**Your task:**
Restate all the material verbatim, except for the pictures.

═════ Provided data

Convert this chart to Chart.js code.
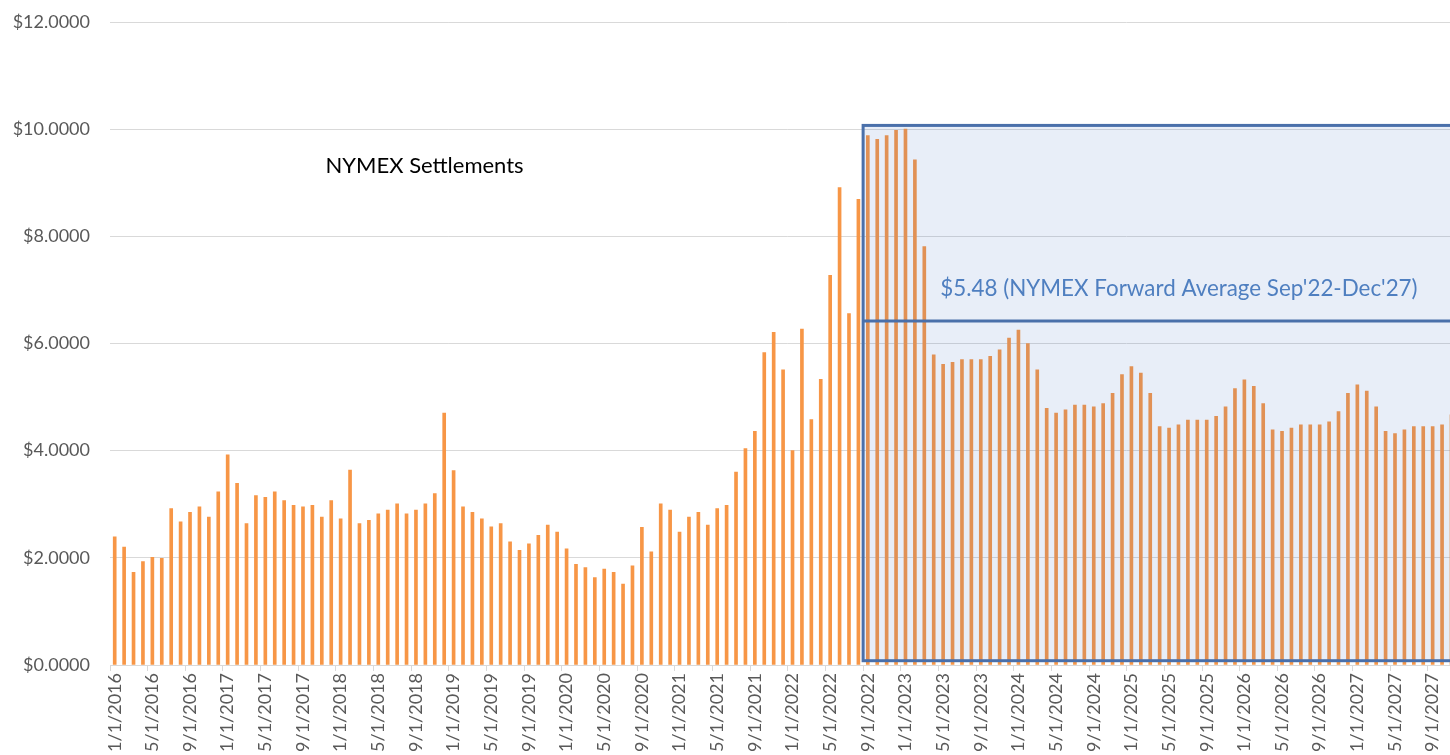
<!DOCTYPE html>
<html>
<head>
<meta charset="utf-8">
<script src="https://cdn.jsdelivr.net/npm/chart.js@4.4.1/dist/chart.umd.min.js"></script>
<style>
  html, body { margin: 0; padding: 0; background: #fff; overflow: hidden; }
  #wrap { width: 1500px; height: 755px; }
</style>
</head>
<body>
<div id="wrap"><canvas id="nymexChart" width="1500" height="755"></canvas></div>
<script>
// Monthly categories Jan 2016 .. Dec 2027
const firstYear = 2016;
const lastYear = 2027;
const months = [];
for (let y = firstYear; y <= lastYear; y++) {
    for (let m = 1; m <= 12; m++) months.push(m + '/1/' + y);
}

// NYMEX settlements + forward curve ($/MMBtu)
const prices2016 = [2.39, 2.20, 1.73, 1.93, 2.01, 1.99, 2.92, 2.67, 2.85, 2.95, 2.76, 3.23];
const prices2017 = [3.92, 3.39, 2.64, 3.16, 3.13, 3.23, 3.07, 2.98, 2.95, 2.98, 2.76, 3.07];
const prices2018 = [2.73, 3.64, 2.64, 2.70, 2.82, 2.89, 3.01, 2.82, 2.89, 3.01, 3.20, 4.70];
const prices2019 = [3.63, 2.95, 2.85, 2.73, 2.58, 2.64, 2.30, 2.14, 2.26, 2.42, 2.61, 2.48];
const prices2020 = [2.17, 1.88, 1.82, 1.63, 1.79, 1.73, 1.51, 1.85, 2.57, 2.11, 3.01, 2.89];
const prices2021 = [2.48, 2.76, 2.85, 2.61, 2.92, 2.98, 3.60, 4.04, 4.36, 5.83, 6.21, 5.51];
const prices2022 = [4.00, 6.27, 4.58, 5.33, 7.27, 8.91, 6.56, 8.69, 9.88, 9.81, 9.88, 9.98];
const prices2023 = [10.00, 9.43, 7.81, 5.79, 5.61, 5.65, 5.70, 5.70, 5.70, 5.76, 5.88, 6.10];
const prices2024 = [6.25, 6.00, 5.51, 4.79, 4.70, 4.76, 4.85, 4.85, 4.82, 4.88, 5.07, 5.42];
const prices2025 = [5.57, 5.45, 5.07, 4.45, 4.42, 4.48, 4.57, 4.57, 4.57, 4.64, 4.82, 5.16];
const prices2026 = [5.32, 5.20, 4.88, 4.39, 4.36, 4.42, 4.48, 4.48, 4.48, 4.54, 4.73, 5.07];
const prices2027 = [5.23, 5.11, 4.82, 4.36, 4.32, 4.39, 4.45, 4.45, 4.45, 4.48, 4.67, 5.00];

const prices = [].concat(prices2016, prices2017, prices2018, prices2019, prices2020, prices2021,
    prices2022, prices2023, prices2024, prices2025, prices2026, prices2027);

const yTicks = [0, 2, 4, 6, 8, 10, 12];

// forward window box + average line (as drawn in the picture)
const forwardStart = '9/1/2022';
const forwardLine = 6.42;
const forwardBoxTop = 10.07;
const forwardBoxBottom = 0.08;
const forwardLabel = "$5.48 (NYMEX Forward Average Sep'22-Dec'27)";
const settleLabel = 'NYMEX Settlements';

const FONT = 'Lato, "Open Sans", sans-serif';

const overlayPlugin = {
    id: 'overlay',
    afterDatasetsDraw(chart) {
        const { ctx, scales: { x, y }, chartArea } = chart;
        const cat = x.width / months.length;
        const pos = i => x.left + i * cat;
        const startIdx = months.indexOf(forwardStart);

        ctx.save();
        // shaded forward window
        const left = pos(startIdx);
        const right = chartArea.right + 20;
        const top = y.getPixelForValue(forwardBoxTop);
        const bottom = y.getPixelForValue(forwardBoxBottom);
        ctx.fillStyle = 'rgba(68, 114, 196, 0.12)';
        ctx.fillRect(left, top, right - left, bottom - top);
        ctx.strokeStyle = '#4a70aa';
        ctx.lineWidth = 3;
        ctx.strokeRect(left, top, right - left, bottom - top);

        // average line
        const ly = y.getPixelForValue(forwardLine);
        ctx.beginPath();
        ctx.moveTo(left, ly);
        ctx.lineTo(right, ly);
        ctx.stroke();

        // texts
        ctx.textBaseline = 'middle';
        ctx.textAlign = 'left';
        ctx.fillStyle = '#4f7fc0';
        ctx.font = '22.4px ' + FONT;
        ctx.fillText(forwardLabel, pos(88.2), y.getPixelForValue(7.02));

        ctx.fillStyle = '#000';
        ctx.font = '22px ' + FONT;
        ctx.fillText(settleLabel, pos(22.9), y.getPixelForValue(9.31));
        ctx.restore();
    }
};

new Chart(document.getElementById('nymexChart'), {
    type: 'bar',
    data: {
        labels: months,
        datasets: [{
            data: prices,
            backgroundColor: '#F79646',
            barThickness: 3
        }]
    },
    options: {
        responsive: false,
        animation: false,
        layout: { padding: { top: 22, right: 34.4, left: 0, bottom: 0 } },
        plugins: {
            legend: { display: false },
            tooltip: { enabled: false }
        },
        scales: {
            x: {
                offset: true,
                afterFit: s => { s.height = 90; s.paddingTop = 0; s.paddingBottom = 0; },
                grid: {
                    offset: true,
                    drawOnChartArea: false,
                    tickLength: 6,
                    color: c => (c.index % 4 === 0 ? '#d9d9d9' : 'rgba(0,0,0,0)')
                },
                border: { color: '#d9d9d9' },
                ticks: {
                    autoSkip: false,
                    maxRotation: 90,
                    minRotation: 90,
                    padding: 2,
                    color: '#595959',
                    font: { family: FONT, size: 18 },
                    callback: (v, i) => (i % 4 === 0 ? months[i] : '')
                }
            },
            y: {
                min: 0,
                max: 12,
                afterFit: s => { s.width = 110; s.paddingTop = 0; s.paddingBottom = 0; },
                afterBuildTicks: s => { s.ticks = yTicks.map(v => ({ value: v })); },
                grid: { color: '#d9d9d9', drawTicks: false },
                border: { display: false },
                ticks: {
                    padding: 20,
                    color: '#595959',
                    font: { family: FONT, size: 18 },
                    callback: v => '$' + v.toFixed(4)
                }
            }
        }
    },
    plugins: [overlayPlugin]
});
</script>
</body>
</html>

══════════

**Reply:**
Convert this chart to Chart.js code.
<!DOCTYPE html>
<html>
<head>
<meta charset="utf-8">
<script src="https://cdn.jsdelivr.net/npm/chart.js@4.4.1/dist/chart.umd.min.js"></script>
<style>
  html, body { margin: 0; padding: 0; background: #fff; overflow: hidden; }
  #wrap { width: 1500px; height: 755px; }
</style>
</head>
<body>
<div id="wrap"><canvas id="nymexChart" width="1500" height="755"></canvas></div>
<script>
// Monthly categories Jan 2016 .. Dec 2027
const firstYear = 2016;
const lastYear = 2027;
const months = [];
for (let y = firstYear; y <= lastYear; y++) {
    for (let m = 1; m <= 12; m++) months.push(m + '/1/' + y);
}

// NYMEX settlements + forward curve ($/MMBtu)
const prices2016 = [2.39, 2.20, 1.73, 1.93, 2.01, 1.99, 2.92, 2.67, 2.85, 2.95, 2.76, 3.23];
const prices2017 = [3.92, 3.39, 2.64, 3.16, 3.13, 3.23, 3.07, 2.98, 2.95, 2.98, 2.76, 3.07];
const prices2018 = [2.73, 3.64, 2.64, 2.70, 2.82, 2.89, 3.01, 2.82, 2.89, 3.01, 3.20, 4.70];
const prices2019 = [3.63, 2.95, 2.85, 2.73, 2.58, 2.64, 2.30, 2.14, 2.26, 2.42, 2.61, 2.48];
const prices2020 = [2.17, 1.88, 1.82, 1.63, 1.79, 1.73, 1.51, 1.85, 2.57, 2.11, 3.01, 2.89];
const prices2021 = [2.48, 2.76, 2.85, 2.61, 2.92, 2.98, 3.60, 4.04, 4.36, 5.83, 6.21, 5.51];
const prices2022 = [4.00, 6.27, 4.58, 5.33, 7.27, 8.91, 6.56, 8.69, 9.88, 9.81, 9.88, 9.98];
const prices2023 = [10.00, 9.43, 7.81, 5.79, 5.61, 5.65, 5.70, 5.70, 5.70, 5.76, 5.88, 6.10];
const prices2024 = [6.25, 6.00, 5.51, 4.79, 4.70, 4.76, 4.85, 4.85, 4.82, 4.88, 5.07, 5.42];
const prices2025 = [5.57, 5.45, 5.07, 4.45, 4.42, 4.48, 4.57, 4.57, 4.57, 4.64, 4.82, 5.16];
const prices2026 = [5.32, 5.20, 4.88, 4.39, 4.36, 4.42, 4.48, 4.48, 4.48, 4.54, 4.73, 5.07];
const prices2027 = [5.23, 5.11, 4.82, 4.36, 4.32, 4.39, 4.45, 4.45, 4.45, 4.48, 4.67, 5.00];

const prices = [].concat(prices2016, prices2017, prices2018, prices2019, prices2020, prices2021,
    prices2022, prices2023, prices2024, prices2025, prices2026, prices2027);

const yTicks = [0, 2, 4, 6, 8, 10, 12];

// forward window box + average line (as drawn in the picture)
const forwardStart = '9/1/2022';
const forwardLine = 6.42;
const forwardBoxTop = 10.07;
const forwardBoxBottom = 0.08;
const forwardLabel = "$5.48 (NYMEX Forward Average Sep'22-Dec'27)";
const settleLabel = 'NYMEX Settlements';

const FONT = 'Lato, "Open Sans", sans-serif';

const overlayPlugin = {
    id: 'overlay',
    afterDatasetsDraw(chart) {
        const { ctx, scales: { x, y }, chartArea } = chart;
        const cat = x.width / months.length;
        const pos = i => x.left + i * cat;
        const startIdx = months.indexOf(forwardStart);

        ctx.save();
        // shaded forward window
        const left = pos(startIdx);
        const right = chartArea.right + 20;
        const top = y.getPixelForValue(forwardBoxTop);
        const bottom = y.getPixelForValue(forwardBoxBottom);
        ctx.fillStyle = 'rgba(68, 114, 196, 0.12)';
        ctx.fillRect(left, top, right - left, bottom - top);
        ctx.strokeStyle = '#4a70aa';
        ctx.lineWidth = 3;
        ctx.strokeRect(left, top, right - left, bottom - top);

        // average line
        const ly = y.getPixelForValue(forwardLine);
        ctx.beginPath();
        ctx.moveTo(left, ly);
        ctx.lineTo(right, ly);
        ctx.stroke();

        // texts
        ctx.textBaseline = 'middle';
        ctx.textAlign = 'left';
        ctx.fillStyle = '#4f7fc0';
        ctx.font = '22.4px ' + FONT;
        ctx.fillText(forwardLabel, pos(88.2), y.getPixelForValue(7.02));

        ctx.fillStyle = '#000';
        ctx.font = '22px ' + FONT;
        ctx.fillText(settleLabel, pos(22.9), y.getPixelForValue(9.31));
        ctx.restore();
    }
};

new Chart(document.getElementById('nymexChart'), {
    type: 'bar',
    data: {
        labels: months,
        datasets: [{
            data: prices,
            backgroundColor: '#F79646',
            barThickness: 3
        }]
    },
    options: {
        responsive: false,
        animation: false,
        layout: { padding: { top: 22, right: 34.4, left: 0, bottom: 0 } },
        plugins: {
            legend: { display: false },
            tooltip: { enabled: false }
        },
        scales: {
            x: {
                offset: true,
                afterFit: s => { s.height = 90; s.paddingTop = 0; s.paddingBottom = 0; },
                grid: {
                    offset: true,
                    drawOnChartArea: false,
                    tickLength: 6,
                    color: c => (c.index % 4 === 0 ? '#d9d9d9' : 'rgba(0,0,0,0)')
                },
                border: { color: '#d9d9d9' },
                ticks: {
                    autoSkip: false,
                    maxRotation: 90,
                    minRotation: 90,
                    padding: 2,
                    color: '#595959',
                    font: { family: FONT, size: 18 },
                    callback: (v, i) => (i % 4 === 0 ? months[i] : '')
                }
            },
            y: {
                min: 0,
                max: 12,
                afterFit: s => { s.width = 110; s.paddingTop = 0; s.paddingBottom = 0; },
                afterBuildTicks: s => { s.ticks = yTicks.map(v => ({ value: v })); },
                grid: { color: '#d9d9d9', drawTicks: false },
                border: { display: false },
                ticks: {
                    padding: 20,
                    color: '#595959',
                    font: { family: FONT, size: 18 },
                    callback: v => '$' + v.toFixed(4)
                }
            }
        }
    },
    plugins: [overlayPlugin]
});
</script>
</body>
</html>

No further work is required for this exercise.